Other group assets include the exceptional BioHeap bacterial leaching solution that can function in temperatures of up to 95 degrees Celsius and in water with a salinity of up to 200ml salt per litre (6 x sea water). That places BioHeap in a category of its own compared to other providers of bio metallurgical solutions. In contrast to a metallurgical patent with a finite life, the ownership of the bacteria is similar to breeding stock and can therefore deliver very significant profit and royalty streams over the long term.
The Noront playbook
The bidding war between BHP and Andrew Forrest’s Wyloo Metals for Noront Resources culminated in a final price of C$1.10 in December, compared to Wyloo’s initial bid of 31.5c in May. With first production from Eagle’s Nest potentially more than a decade away, the fierceness of the bidding demonstrates that the market is willing to pay a hefty premium for good nickel projects in sound jurisdictions.
While BHP walked away from Noront in remote Ontario, Western Areas is an existing supplier of concentrate on BHP’s home turf.

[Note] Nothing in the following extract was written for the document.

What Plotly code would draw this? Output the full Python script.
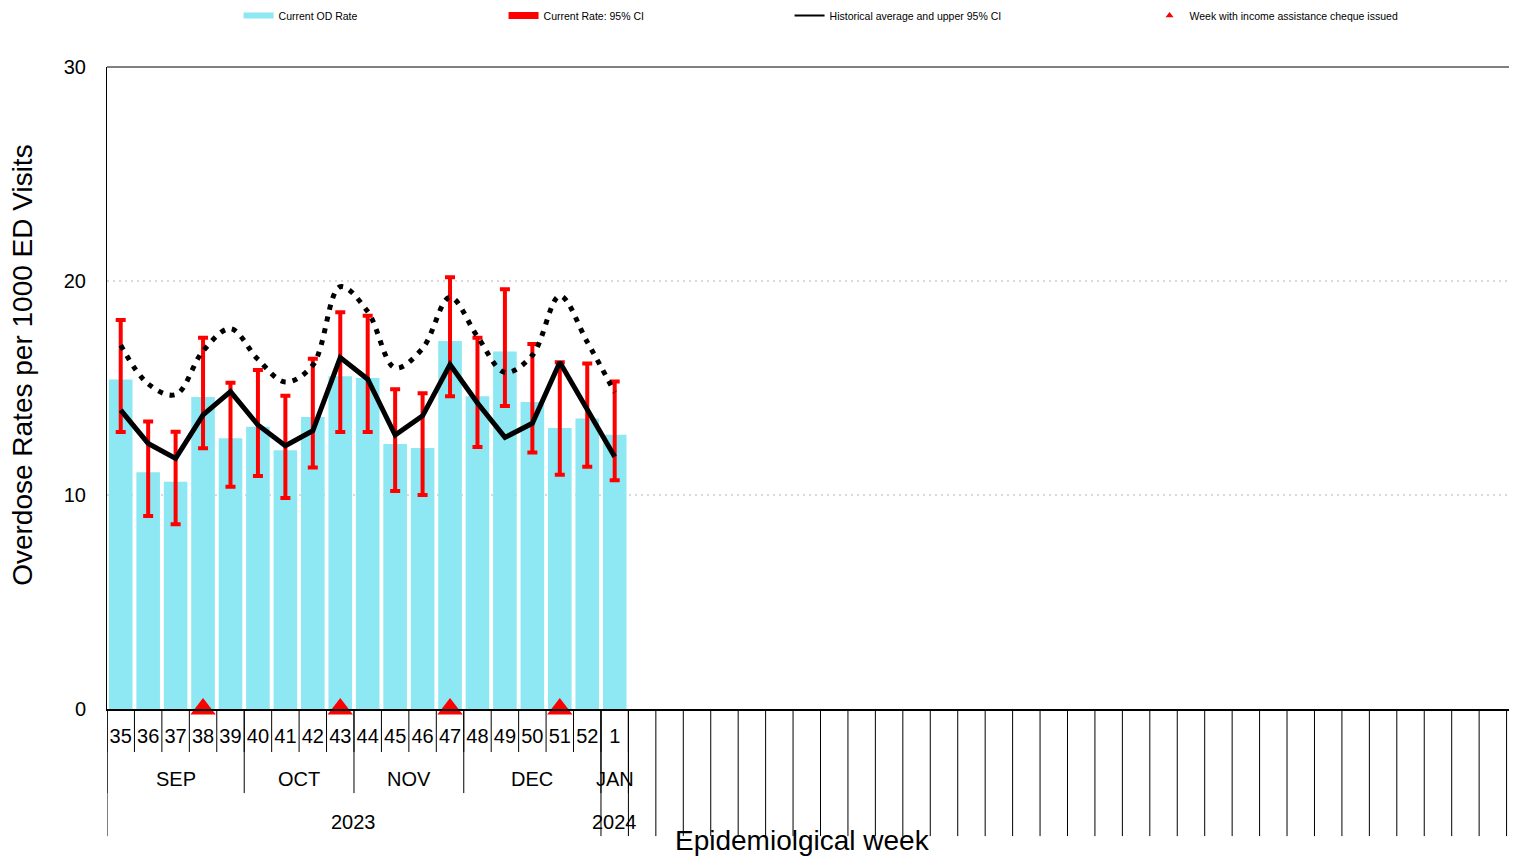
import plotly.graph_objects as go

# ---- data ----
weeks = [35, 36, 37, 38, 39, 40, 41, 42, 43, 44, 45, 46, 47, 48, 49, 50, 51, 52, 1]
months = ["SEP"] * 5 + ["OCT"] * 4 + ["NOV"] * 4 + ["DEC"] * 5 + ["JAN"]
years = ["2023"] * 18 + ["2024"]
rate = [15.4, 11.06, 10.62, 14.58, 12.65, 13.19, 12.09, 13.64, 15.55, 15.47,
        12.38, 12.2, 17.2, 14.61, 16.71, 14.35, 13.13, 13.58, 12.82]
ci_upper = [18.18, 13.43, 12.96, 17.35, 15.25, 15.84, 14.64, 16.37, 18.54, 18.38,
            14.94, 14.75, 20.17, 17.35, 19.61, 17.06, 16.2, 16.15, 15.3]
ci_lower = [12.94, 9.02, 8.63, 12.18, 10.39, 10.89, 9.86, 11.28, 12.94, 12.94,
            10.19, 10.0, 14.61, 12.24, 14.16, 11.99, 10.95, 11.32, 10.69]
hist_avg = [13.97, 12.41, 11.71, 13.74, 14.83, 13.27, 12.3, 13.0, 16.42, 15.41,
            12.8, 13.7, 16.1, 14.3, 12.69, 13.35, 16.2, 14.05, 11.79]
hist_upper = [17.0, 15.19, 14.69, 16.73, 17.77, 16.34, 15.28, 16.07, 19.73, 18.57,
              15.94, 16.85, 19.24, 17.4, 15.73, 16.53, 19.3, 17.15, 14.8]
cheque_weeks = [38, 43, 47, 51]
total_slots = 52
y_ticks = [0, 10, 20, 30]

FONT = "Liberation Sans, Arial, sans-serif"
idx = list(range(len(weeks)))
cheque_idx = [weeks.index(w) for w in cheque_weeks]

fig = go.Figure()

# bars with 95% CI error bars
fig.add_trace(go.Bar(
    x=idx, y=rate, marker=dict(color="#8de8f4", line=dict(width=0)),
    showlegend=False, name="Current OD Rate",
    error_y=dict(type="data", symmetric=False,
                 array=[u - r for u, r in zip(ci_upper, rate)],
                 arrayminus=[r - l for r, l in zip(rate, ci_lower)],
                 color="#ff0000", thickness=4, width=5),
))
# historical upper 95% CI (dotted, smoothed)
fig.add_trace(go.Scatter(
    x=idx, y=hist_upper, mode="lines",
    line=dict(color="black", width=5, dash="5px,7px", shape="spline"),
    showlegend=False, hoverinfo="skip",
))
# historical average
fig.add_trace(go.Scatter(
    x=idx, y=hist_avg, mode="lines",
    line=dict(color="black", width=5), showlegend=False,
))
# cheque weeks
fig.add_trace(go.Scatter(
    x=cheque_idx, y=[0] * len(cheque_idx), mode="markers",
    marker=dict(symbol="triangle-up", size=22, color="#ff0000"),
    cliponaxis=False, showlegend=False,
))

# legend entries
fig.add_trace(go.Scatter(x=[None], y=[None], mode="lines", name="Current OD Rate",
                         line=dict(color="#8de8f4", width=6), legendwidth=220))
fig.add_trace(go.Scatter(x=[None], y=[None], mode="lines", name="Current Rate: 95% CI",
                         line=dict(color="#ff0000", width=7), legendwidth=241))
fig.add_trace(go.Scatter(x=[None], y=[None], mode="lines",
                         name="Historical average and upper 95% CI",
                         line=dict(color="black", width=2), legendwidth=315))
fig.add_trace(go.Scatter(x=[None], y=[None], mode="markers",
                         name="Week with income assistance cheque issued",
                         marker=dict(symbol="triangle-up", size=7, color="#ff0000"),
                         legendwidth=220))

# ---- multi-level category axis decoration ----
shapes = []
H_WEEK, H_MONTH, H_YEAR = -0.067, -0.131, -0.198

def group_bounds(labels):
    b = [-0.5]
    for i in range(1, len(labels)):
        if labels[i] != labels[i - 1]:
            b.append(i - 0.5)
    b.append(len(labels) - 0.5)
    return b

for i in range(len(weeks) + 1):
    shapes.append(dict(type="line", xref="x", yref="paper", x0=i - 0.5, x1=i - 0.5,
                       y0=0, y1=H_WEEK, line=dict(color="black", width=1)))
for b in group_bounds(months):
    shapes.append(dict(type="line", xref="x", yref="paper", x0=b, x1=b,
                       y0=0, y1=H_MONTH, line=dict(color="black", width=1)))
for b in group_bounds(years):
    shapes.append(dict(type="line", xref="x", yref="paper", x0=b, x1=b,
                       y0=0, y1=H_YEAR, line=dict(color="black", width=1)))
for i in range(len(weeks) + 1, total_slots):
    shapes.append(dict(type="line", xref="x", yref="paper", x0=i - 0.5, x1=i - 0.5,
                       y0=0, y1=H_YEAR, line=dict(color="black", width=1)))
# top border
shapes.append(dict(type="line", xref="paper", yref="paper", x0=0, x1=1, y0=1, y1=1,
                   line=dict(color="black", width=1)))

annotations = []

def group_centers(labels):
    out = []
    start = 0
    for i in range(1, len(labels) + 1):
        if i == len(labels) or labels[i] != labels[start]:
            out.append(((start + i - 1) / 2, labels[start]))
            start = i
    return out

for c, lab in group_centers(months):
    annotations.append(dict(x=c, y=-0.109, xref="x", yref="paper", text=lab,
                            showarrow=False, font=dict(size=20, color="black", family=FONT),
                            xanchor="center", yanchor="middle"))
for c, lab in group_centers(years):
    annotations.append(dict(x=c, y=-0.176, xref="x", yref="paper", text=lab,
                            showarrow=False, font=dict(size=20, color="black", family=FONT),
                            xanchor="center", yanchor="middle"))
annotations.append(dict(x=0.4936, y=-0.2056, xref="paper", yref="paper",
                        text="Epidemiolgical week", showarrow=False,
                        font=dict(size=28, color="black", family=FONT),
                        xanchor="center", yanchor="middle"))
annotations.append(dict(x=-0.0596, y=0.536, xref="paper", yref="paper",
                        text="Overdose Rates per 1000 ED Visits", textangle=-90,
                        showarrow=False, font=dict(size=28, color="black", family=FONT),
                        xanchor="center", yanchor="middle"))

fig.update_layout(
    width=1509, height=848,
    margin=dict(l=99, r=0, t=59, b=147, pad=0, autoexpand=False),
    plot_bgcolor="white", paper_bgcolor="white",
    font=dict(family=FONT, color="black"),
    bargap=0.14,
    shapes=shapes, annotations=annotations,
    legend=dict(orientation="h", xref="paper", yref="paper",
                x=0.0933, y=1.1028, xanchor="left", yanchor="top",
                font=dict(size=10.5, color="black", family=FONT),
                bgcolor="rgba(0,0,0,0)", tracegroupgap=0),
    xaxis=dict(range=[-0.5, 50.88], tickmode="array", tickvals=idx,
               ticktext=[str(w) for w in weeks], ticks="", showgrid=False,
               zeroline=False, showline=True, linecolor="black", linewidth=1.5,
               tickfont=dict(size=20, color="black", family=FONT),
               ticklabelstandoff=8, fixedrange=True, automargin=False),
    yaxis=dict(range=[0, 30], tickmode="array", tickvals=y_ticks, ticks="",
               showgrid=True, gridcolor="#d9d9d9", gridwidth=2, griddash="2px,4px",
               zeroline=False, showline=True, linecolor="black", linewidth=1,
               tickfont=dict(size=20, color="black", family=FONT),
               ticklabelstandoff=16, fixedrange=True, automargin=False),
)

fig.write_html("out.html")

Eagle’s Nest looks great on paper, but has endless permitting and first nations hurdles to cross before metal starts flowing. Forrestania is a well established high grade producer and Cosmos will start delivering concentrate by year-end.
An acquisition of Western Areas will instantly slot into BHP’s existing operations giving them greater critical mass and delivering synergistic cost savings. At the margin, these savings translate into lower cut-off grades, fewer sterilized ore blocks and unlocking more metal. It would leave BHP’s Nickel West owning more than 100km of uninterrupted tenements from Leinster in the south to Honeymoon Well in the north. It would also guarantee ownership of 100% of Western Areas’ concentrate feed, once the group’s non-BHP supply agreements run to term.
For IGO and Wyloo, Western Areas represents an attractive portfolio of high quality nickel assets. But for BHP, it’s about much more. We therefore believe that a bid from BHP for Western Areas is imminent. If the BHP bid materializes, there will be at least 2 bidders for Western Areas. If not, there is still a chance that Wyloo could either launch its own bid, or that it will extract a premium from IGO.
I do not hold a position with the issuer such as employment, directorship, or consultancy.
I and/or others I advise hold a material investment in the issuer's securities.
Catalyst
Continuing strength in the nickel price vs. a static cash takeover price.
Likely competing bids from BHP and Wyloo.